NASHVILLE, Tenn. (WZTV) Audio technology like Google Home and Amazon's Alexa are becoming a dominant source for information.
But now, it appears one of the most common names is unknown to Google Home.
And some people are sounding the alarm about what the technology tells you when you ask about Jesus.
Brentwood resident David Sams owns a Google Home and an Amazon audio speaker. He says both give two different answers when asking "Who is Jesus Christ?"
"I even asked Google who is David Sams?
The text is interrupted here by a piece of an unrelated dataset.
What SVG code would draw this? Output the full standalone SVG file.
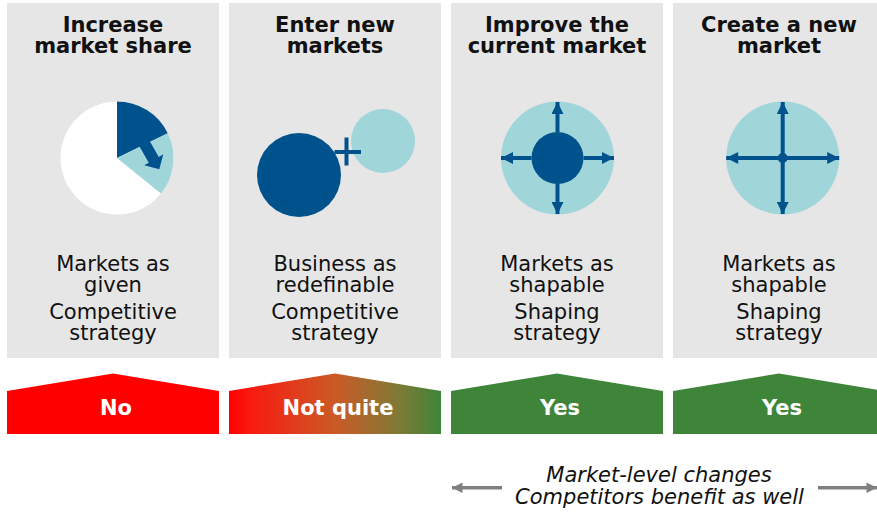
<svg xmlns="http://www.w3.org/2000/svg" width="877" height="514" viewBox="0 0 877 514">
<style>
.panel{fill:#E6E6E6}
.title{font-family:"DejaVu Sans",Verdana,sans-serif;font-weight:bold;font-size:21px;fill:#111;text-anchor:middle}
.body{font-family:"DejaVu Sans",Verdana,sans-serif;font-size:21px;fill:#111;text-anchor:middle}
.ban{font-family:"DejaVu Sans",Verdana,sans-serif;font-weight:bold;font-size:21px;fill:#fff;text-anchor:middle}
.note{font-family:"DejaVu Sans",Verdana,sans-serif;font-style:italic;font-size:21px;fill:#111;text-anchor:middle}
.dark{fill:#00528C}
.light{fill:#A0D5DA}
.ar{stroke:#00528C;stroke-width:4;fill:none}
.gr{stroke:#808080;stroke-width:3.5;fill:none}
</style>
<defs>
<linearGradient id="rg" x1="0" y1="0" x2="1" y2="0">
<stop offset="0" stop-color="#FF0000"/>
<stop offset="0.1" stop-color="#F91A10"/>
<stop offset="0.5" stop-color="#CB5A26"/>
<stop offset="0.8" stop-color="#7E7A36"/>
<stop offset="1" stop-color="#3E8539"/>
</linearGradient>
<marker id="ah" viewBox="0 0 10 10" refX="10" refY="5" markerWidth="3.2" markerHeight="3" orient="auto" markerUnits="strokeWidth">
<path d="M0,0 L10,5 L0,10 Z" fill="#00528C"/>
</marker>
<marker id="gh" viewBox="0 0 10 10" refX="10" refY="5" markerWidth="3.2" markerHeight="3" orient="auto" markerUnits="strokeWidth">
<path d="M0,0 L10,5 L0,10 Z" fill="#808080"/>
</marker>
</defs>

<g id="node-increase-share">
<rect class="panel" x="7" y="3" width="212" height="355"/>
<text class="title" x="113" y="31.5">Increase</text>
<text class="title" x="113" y="53">market share</text>
<circle cx="117" cy="158" r="56.5" fill="#fff"/>
<path class="dark" d="M117,158 L117,101.5 A56.5,56.5 0 0 1 167.8,133.2 Z"/>
<path class="light" d="M117,158 L167.8,133.2 A56.5,56.5 0 0 1 160.9,193.6 Z"/>
<polygon class="dark" points="137.8,143.6 147.8,137.8 158.8,156.9 163.3,154.3 159.3,169.3 144.3,165.3 148.8,162.7"/>
<text class="body" x="113" y="271">Markets as</text>
<text class="body" x="113" y="291.5">given</text>
<text class="body" x="113" y="319">Competitive</text>
<text class="body" x="113" y="340">strategy</text>
<polygon points="7,391 113,373.5 219,391 219,434 7,434" fill="#FF0000"/>
<text class="ban" x="116" y="415">No</text>
</g>

<g id="node-enter-new">
<rect class="panel" x="229" y="3" width="212" height="355"/>
<text class="title" x="335" y="31.5">Enter new</text>
<text class="title" x="335" y="53">markets</text>
<circle class="dark" cx="299" cy="175" r="42"/>
<circle class="light" cx="383" cy="141" r="32"/>
<path d="M346.5,137.5 V165.5 M334.5,152 H361" stroke="#00528C" stroke-width="4" fill="none"/>
<text class="body" x="335" y="271">Business as</text>
<text class="body" x="335" y="291.5">redefinable</text>
<text class="body" x="335" y="319">Competitive</text>
<text class="body" x="335" y="340">strategy</text>
<polygon points="229,391 335,373.5 441,391 441,434 229,434" fill="url(#rg)"/>
<text class="ban" x="338" y="415">Not quite</text>
</g>

<g id="node-improve-current">
<rect class="panel" x="451" y="3" width="212" height="355"/>
<text class="title" x="557" y="31.5">Improve the</text>
<text class="title" x="557" y="53">current market</text>
<circle class="light" cx="557.5" cy="158" r="56.5"/>
<circle class="dark" cx="557.5" cy="158" r="26"/>
<line class="ar" x1="557.5" y1="132" x2="557.5" y2="102" marker-end="url(#ah)"/>
<line class="ar" x1="557.5" y1="184" x2="557.5" y2="214" marker-end="url(#ah)"/>
<line class="ar" x1="531.5" y1="158" x2="501" y2="158" marker-end="url(#ah)"/>
<line class="ar" x1="583.5" y1="158" x2="614" y2="158" marker-end="url(#ah)"/>
<text class="body" x="557" y="271">Markets as</text>
<text class="body" x="557" y="291.5">shapable</text>
<text class="body" x="557" y="319">Shaping</text>
<text class="body" x="557" y="340">strategy</text>
<polygon points="451,391 557,373.5 663,391 663,434 451,434" fill="#3E8539"/>
<text class="ban" x="560" y="415">Yes</text>
</g>

<g id="node-create-new">
<rect class="panel" x="673" y="3" width="212" height="355"/>
<text class="title" x="779" y="31.5">Create a new</text>
<text class="title" x="779" y="53">market</text>
<circle class="light" cx="782.7" cy="158" r="56.5"/>
<line class="ar" x1="782.7" y1="158" x2="782.7" y2="102" marker-end="url(#ah)"/>
<line class="ar" x1="782.7" y1="158" x2="782.7" y2="214" marker-end="url(#ah)"/>
<line class="ar" x1="782.7" y1="158" x2="726.2" y2="158" marker-end="url(#ah)"/>
<line class="ar" x1="782.7" y1="158" x2="839.2" y2="158" marker-end="url(#ah)"/>
<circle class="dark" cx="782.7" cy="158" r="5"/>
<text class="body" x="779" y="271">Markets as</text>
<text class="body" x="779" y="291.5">shapable</text>
<text class="body" x="779" y="319">Shaping</text>
<text class="body" x="779" y="340">strategy</text>
<polygon points="673,391 779,373.5 885,391 885,434 673,434" fill="#3E8539"/>
<text class="ban" x="782" y="415">Yes</text>
</g>

<g id="node-note">
<text class="note" x="659" y="482">Market-level changes</text>
<text class="note" x="659.5" y="504">Competitors benefit as well</text>
</g>

<g id="connectors">
<line class="gr" x1="502" y1="487.7" x2="452" y2="487.7" marker-end="url(#gh)"/>
<line class="gr" x1="818" y1="487.7" x2="877" y2="487.7" marker-end="url(#gh)"/>
</g>
</svg>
Google knew who I was, but Google did not know who Jesus was, Google did not know who Jesus Christ was, and Google did not know who God was," Sams said.
Smart speakers are a technology owned by about 40 million Americans -- that's about one in six people in the nation.
And this religious conversation at home is making waves on social media.
Comments, videos and test results posted asking "Who is Jesus?"
The general response from Google Home is "I'm not sure how to help you with that."
There's still no response from Google as to why that is the response.
"It's kinda scary, it's almost like Google has taken Jesus and God out of smart audio," Sams said. "First it started with schools."
Google Home refers to Jesus Christ when asking about the Last Supper and even Saint Peter.
And there's plenty of information on the prophet Muhammed, Buddha -- even Satan.
Nashville resident Martin Collins says she thinks this feeds into a bigger problem.
They took prayer out of schools, they think just taking Jesus out of everything is politically correct these days and I think that's the stem of a lot of our problems," Collins said.
Collins has no doubt Google has purposefully programmed Jesus out of its audio speakers.
"To keep from stepping on toes, political correctness," Collin said. "That seems to be more important these days than what's right and what's wrong."
Sams is calling for answers from Google as it's become the main source of information readily available that so many are coming to depend on.
"I don't know if there's some kind of wizard making these decisions or if it's some kind of oversight," Sams said. "But whatever it is, they need to address it immediately."